Seen & Heard: More Closings at the Local Malls

••• B. sent over a photo of the topper under construction on the little building at 35 Walker. “I’ve been watching this massive project for a long time—plus all attempts to do something with the building for the past 38 years!”

••• Nice to see Google do a bit of community outreach, donating $90,000 to sponsor two upcoming exhibitions at one of its soon-to-be-neighbors, Children’s Museum of the Arts.

••• The reader known as Hudson River has a mall report: “Venus et Fleur has opened (smells good) at the World Trade Center; Suistudio (which is what they seem to call the women’s part of Suitsupply on the second floor at Brookfield Place) is ‘expanding’ and papered over—they may mean the men’s store is expanding into the women’s store space. Also at Brookfield Place, Vilebrequin has closed (papered over). And Beer Table in 4 World Trade Center has closed (the sign is down) and Choza Taqueria hasn’t been open for awhile (maybe before Christmas?).” I’m amazed Vilebrequin lasted as long as it did. An elastic waistband doesn’t flatter anyone but the very thin.

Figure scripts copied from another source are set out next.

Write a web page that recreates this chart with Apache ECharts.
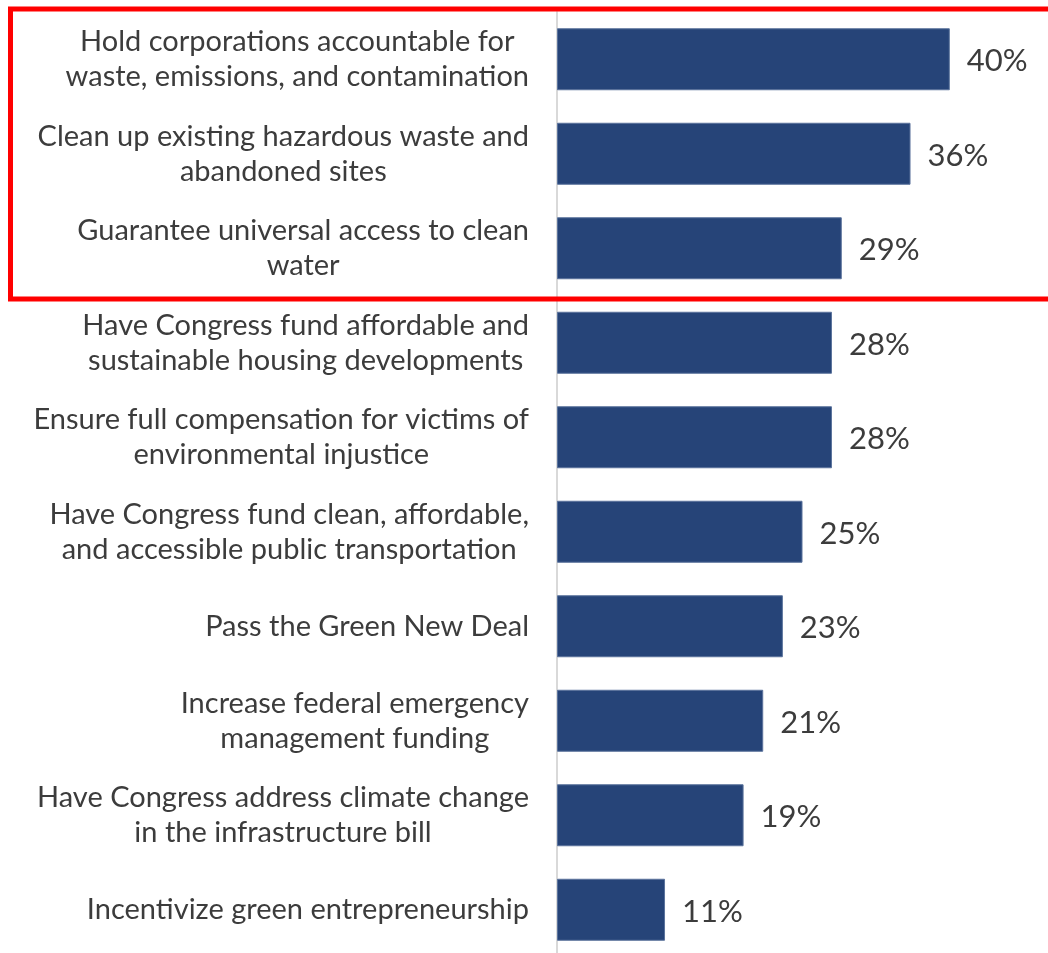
<!DOCTYPE html>
<html>
<head>
<meta charset="utf-8">
<script src="https://cdn.jsdelivr.net/npm/echarts@6/dist/echarts.min.js"></script>
<style>
html, body { margin: 0; padding: 0; background: #fff; }
#chart { width: 1048px; height: 953px; }
</style>
</head>
<body>
<div id="chart"></div>
<script>
// policy priorities, share of respondents
var categories = [
    'Hold corporations accountable for\nwaste, emissions, and contamination',
    'Clean up existing hazardous waste and\nabandoned sites',
    'Guarantee universal access to clean\nwater',
    'Have Congress fund affordable and\nsustainable housing developments',
    'Ensure full compensation for victims of\nenvironmental injustice',
    'Have Congress fund clean, affordable,\nand accessible public transportation',
    'Pass the Green New Deal',
    'Increase federal emergency\nmanagement funding',
    'Have Congress address climate change\nin the infrastructure bill',
    'Incentivize green entrepreneurship'
];
var shares = [40, 36, 29, 28, 28, 25, 23, 21, 19, 11];

var labelFont = 'Lato';
var txtColor = '#3c3c3c';

var chart = echarts.init(document.getElementById('chart'));
chart.setOption({
    animation: false,
    grid: {
        left: 557,
        right: 0,
        top: 12,
        height: 945,
        outerBoundsMode: 'none'
    },
    xAxis: {
        type: 'value',
        min: 0,
        max: 50,
        show: false
    },
    yAxis: {
        type: 'category',
        inverse: true,
        data: categories,
        axisLine: { show: true, lineStyle: { color: '#d9d9d9', width: 2 } },
        axisTick: { show: false },
        axisLabel: {
            margin: 28,
            align: 'right',
            // each line centred inside the block, block flush against the axis
            formatter: function (v) {
                return v.split('\n').map(function (l) { return '{c|' + l + '}'; }).join('\n');
            },
            rich: {
                c: {
                    align: 'center',
                    color: txtColor,
                    fontFamily: labelFont,
                    fontSize: 29,
                    lineHeight: 35
                }
            }
        }
    },
    series: [{
        type: 'bar',
        data: shares,
        barWidth: 62,
        itemStyle: {
            color: '#264478',
            borderColor: '#5b739c',
            borderWidth: 1
        },
        label: {
            show: true,
            position: 'right',
            distance: 17,
            offset: [0, 2],
            formatter: '{c}%',
            color: txtColor,
            fontFamily: labelFont,
            fontSize: 31
        }
    }],
    graphic: [{
        type: 'rect',
        shape: { x: 10.5, y: 9, width: 1060, height: 290 },
        style: { fill: 'none', stroke: '#ff0000', lineWidth: 5 },
        z: 100
    }]
});
</script>
</body>
</html>
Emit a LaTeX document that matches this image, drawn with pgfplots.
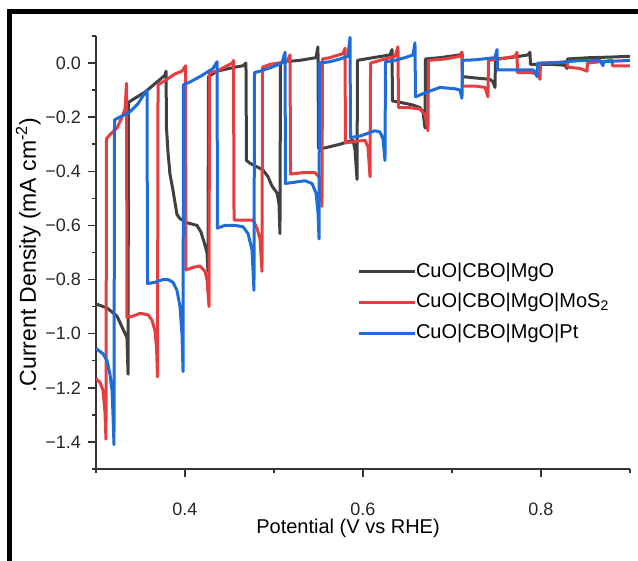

••• Opening today at Alexander and Bonin: “Roman Cochet’s first exhibition at the gallery takes its title [A dog named Robòt] from the animal who first discovered the Lascaux cave paintings: a dog whose name was Robòt. In the Summer of 1940, four children were exploring the woods of Montignac in Southern France when their dog ran ahead, drawn to a hole in the ground that led to the prehistoric cave paintings. Cochet takes a similar temporal leap in his work, albeit into a posthuman future, as he maps a series of contingent realities devoid of the human subject.” Below: “Untitled” (detail).

••• “A friend who was binge cleaning gave me a 1990 issue of Architectural Digest with the attached articles on Tribeca and Battery Park City,” emailed M. “How things have not changed. I thought they might make amusing reading.” Indeed! The Tribeca one was what I expected—about the drive to save the area’s architectural from wanton redevelopment—but the Battery Park City one was a surprise. Critic Paul Goldberger, known for his writing in the New York Times and the New Yorker, raved about the neighborhood. If you don’t feel like reading these images, he covered similar ground in this Times review in 1986. P.S. That first page is atrocious design: Two captions above the lede? (Update: Now with page 3.)

 

 

 

6 Comments

  1. Page 3 is missing, it’s a dupe of page 1.

  2. The expansion at Brookfield Place is for SuiStudio (the Women’s Store) and not Suit Supply (the Men’s Store). I asked. The women’s store is doubling in space less than a year after opening,

  3. Thank you for those old scanned article pages. Fascinating, and of course tinted now with melancholy in our post-9/11 age.